A train of mass 420000 kg started from rest and accelerated to a velocity of 25 m s⁻¹ in a time of 6 minutes - Leaving Cert Physics - Question 7 - 2022

To convert minutes to seconds, multiply by 60. Therefore, 6 minutes = 6 × 60 = 360 seconds.

Acceleration can be calculated using the formula: $a = \frac{\Delta v}{\Delta t}$ where $\Delta v = v - u$ Given that the initial velocity (u) is 0 and the final velocity (v) is 25 m/s:

during a time duration of 360 seconds:

$a = \frac{25 - 0}{360} = 0.069 \text{ m/s}^2$

Using Newton's second law: $F = m \cdot a$ where: m = 420000 kg and a = 0.069 m/s²:

$F = 420000 \cdot 0.069 = 29166.7 \, \text{N}$

Distance can be calculated using the formula: $s = ut + \frac{1}{2}at^2$. As the initial velocity (u) is 0, we have:

$s = 0 + \frac{1}{2} \cdot 0.069 \cdot (360)^2 = 4500 \, \text{m}$

The train maintains a constant speed of 25 m/s for 15 minutes. To find the distance: Distance = speed × time. 15 minutes = 15 × 60 = 900 seconds, therefore:

Distance = 25 m/s × 900 s = 22500 m.

A labelled diagram should show:

• The gravitational force (weight) acting downward (W)
• The normal force acting upward (N)
• The forward driving force (F) acting horizontally
• The frictional force (F_r) acting in the opposite direction of motion.

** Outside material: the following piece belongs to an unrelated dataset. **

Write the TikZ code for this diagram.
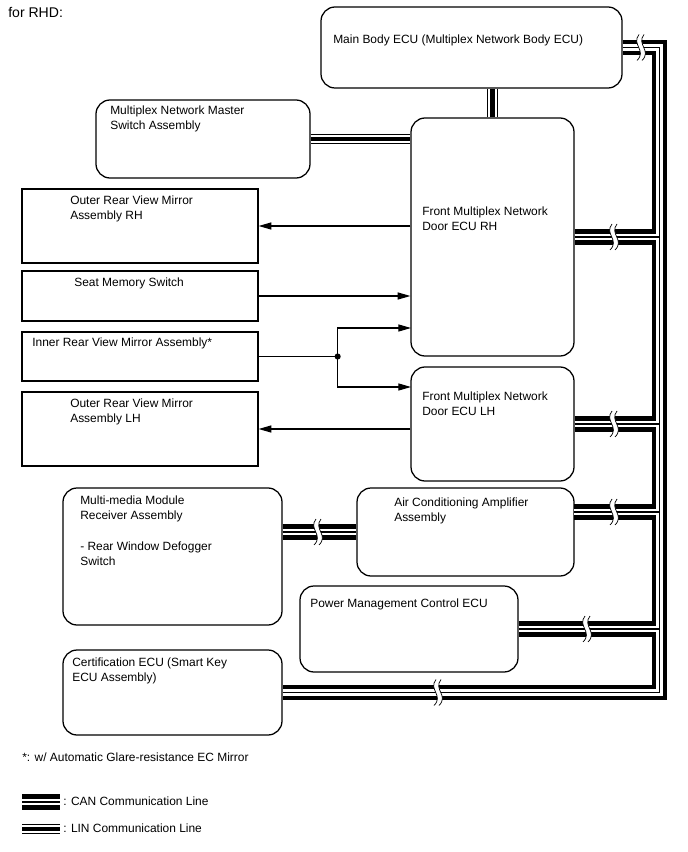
\documentclass[tikz,border=0pt]{standalone}
\usepackage{fontspec}
\setmainfont{Liberation Sans}
\usetikzlibrary{arrows.meta, fit, calc}
\tikzset{
    ecubox/.style={rectangle, rounded corners=10pt, draw=black, line width=0.9pt, inner sep=0pt},
    partbox/.style={rectangle, draw=black, line width=0.9pt, inner sep=0pt},
    txt/.style={anchor=north west, align=left, inner sep=0pt, font=\fontsize{8.5}{10.3}\selectfont},
    sig/.style={-{Triangle[length=9pt, width=5pt]}, line width=0.8pt},
    brk/.pic={
        \fill[white] (-1,-13) .. controls (-9,-3) and (7,3) .. (-3,13)
            -- (2,13) .. controls (12,3) and (-4,-3) .. (4,-13) -- cycle;
        \draw[line width=0.5pt] (-1,-13) .. controls (-9,-3) and (7,3) .. (-3,13);
        \draw[line width=0.5pt] (4,-13) .. controls (-4,-3) and (12,3) .. (2,13);
    },
}
\begin{document}
\begin{tikzpicture}[x=0.025cm, y=-0.025cm]
    \useasboundingbox (0,0) rectangle (688,852);

    % units
    \node[ecubox, fit={(321,7) (622,88)}] (mainbody) {};
    \node[ecubox, fit={(96,100) (310,178)}] (master) {};
    \node[ecubox, fit={(411,118) (574,356)}] (frontrh) {};
    \node[ecubox, fit={(411,367) (574,481)}] (frontlh) {};
    \node[partbox, fit={(22,189) (258,263)}] (outerrh) {};
    \node[partbox, fit={(22,271) (258,321)}] (seatsw) {};
    \node[partbox, fit={(22,332) (258,381)}] (innermir) {};
    \node[partbox, fit={(22,392) (258,466)}] (outerlh) {};
    \node[ecubox, fit={(63,488) (282,625)}] (mmrecv) {};
    \node[ecubox, fit={(357,488) (574,576)}] (aircon) {};
    \node[ecubox, fit={(300,586) (518,672)}] (pwrmgmt) {};
    \node[ecubox, fit={(63,650) (282,735)}] (certecu) {};

    % labels
    \node[txt, font=\fontsize{10}{12}\selectfont] (rhd) at (8,7) {for RHD:};
    \node[txt] (mainbodytxt) at (333,35) {Main Body ECU (Multiplex Network Body ECU)};
    \node[txt] (mastertxt) at (110,106) {Multiplex Network Master\\Switch Assembly};
    \node[txt] (frontrhtxt) at (422,207) {Front Multiplex Network\\Door ECU RH};
    \node[txt] (frontlhtxt) at (422,392) {Front Multiplex Network\\Door ECU LH};
    \node[txt] (outerrhtxt) at (70,196) {Outer Rear View Mirror\\Assembly RH};
    \node[txt] (seatswtxt) at (74,278) {Seat Memory Switch};
    \node[txt] (innermirtxt) at (32,338) {Inner Rear View Mirror Assembly*};
    \node[txt] (outerlhtxt) at (70,399) {Outer Rear View Mirror\\Assembly LH};
    \node[txt] (mmrecvtxt) at (80,496) {Multi-media Module\\Receiver Assembly\\[12pt]- Rear Window Defogger\\Switch};
    \node[txt] (aircontxt) at (394,498) {Air Conditioning Amplifier\\Assembly};
    \node[txt] (pwrmgmttxt) at (310,599) {Power Management Control ECU};
    \node[txt] (certecutxt) at (72,658) {Certification ECU (Smart Key\\ECU Assembly)};
    \node[txt] (note) at (22,753) {*: w/ Automatic Glare-resistance EC Mirror};

    % signal lines
    \draw[sig] (outerrh.east -| frontrh.west) -- (outerrh.east);
    \draw[sig] (seatsw.east) -- (seatsw.east -| frontrh.west);
    \path (innermir.east) ++(79,0) coordinate (jn);
    \coordinate (rhin) at (411,328);
    \coordinate (lhin) at (411,387);
    \draw[line width=0.8pt] (innermir.east) -- (jn);
    \draw[sig] (jn) |- (rhin);
    \draw[sig] (jn) |- (lhin);
    \fill (jn) circle[radius=2.2pt];
    \draw[sig] (outerlh.east -| frontlh.west) -- (outerlh.east);

    % CAN bus
    \path (certecu.east) ++(377,0) coordinate (busbot);
    \coordinate (actap) at (574,512);
    \foreach \lw/\lc in {11pt/black, 4.6pt/white, 0.8pt/black} {
        \draw[line width=\lw, draw=\lc] (mainbody.east) -| (busbot) -- (certecu.east);
        \draw[line width=\lw, draw=\lc] (frontrh.east) -- (frontrh.east -| busbot);
        \draw[line width=\lw, draw=\lc] (frontlh.east) -- (frontlh.east -| busbot);
        \draw[line width=\lw, draw=\lc] (actap) -- (actap -| busbot);
        \draw[line width=\lw, draw=\lc] (pwrmgmt.east) -- (pwrmgmt.east -| busbot);
        \draw[line width=\lw, draw=\lc] (aircon.west -| mmrecv.east) -- (aircon.west);
    }
    \pic at (640,47.5) {brk};
    \pic at (613,237) {brk};
    \pic at (613,424) {brk};
    \pic at (613,512) {brk};
    \pic at (586,629) {brk};
    \pic at (437,692.5) {brk};
    \pic at (317,532) {brk};

    % LIN lines
    \foreach \lw/\lc in {7.8pt/black, 6.3pt/white, 3.1pt/black} {
        \draw[line width=\lw, draw=\lc] (master.east) -- (master.east -| frontrh.west);
        \draw[line width=\lw, draw=\lc] (frontrh.north) -- (frontrh.north |- mainbody.south);
    }

    % legend
    \coordinate (canl) at (22,802);
    \coordinate (canr) at (60,802);
    \coordinate (linl) at (22,829);
    \coordinate (linr) at (60,829);
    \foreach \lw/\lc in {11pt/black, 4.6pt/white, 0.8pt/black} {
        \draw[line width=\lw, draw=\lc] (canl) -- (canr);
    }
    \foreach \lw/\lc in {7.8pt/black, 6.3pt/white, 3.1pt/black} {
        \draw[line width=\lw, draw=\lc] (linl) -- (linr);
    }
    \node[txt] (cantxt) at (63,797) {: CAN Communication Line};
    \node[txt] (lintxt) at (63,824) {: LIN Communication Line};
\end{tikzpicture}
\end{document}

An object can have a constant speed if it travels the same distance in equal intervals of time. However, velocity takes into account direction. If the object changes direction while maintaining the same speed, its velocity changes, meaning it is not constant.

The speed-time graph will have:

• The x-axis labelled as "time (s)"
• The y-axis labelled as "speed (m/s)"

From 0 to 360 seconds, the graph will show a linear increase from 0 to 25 m/s. From 360 seconds to 1260 seconds (21 minutes), the graph will remain constant at 25 m/s.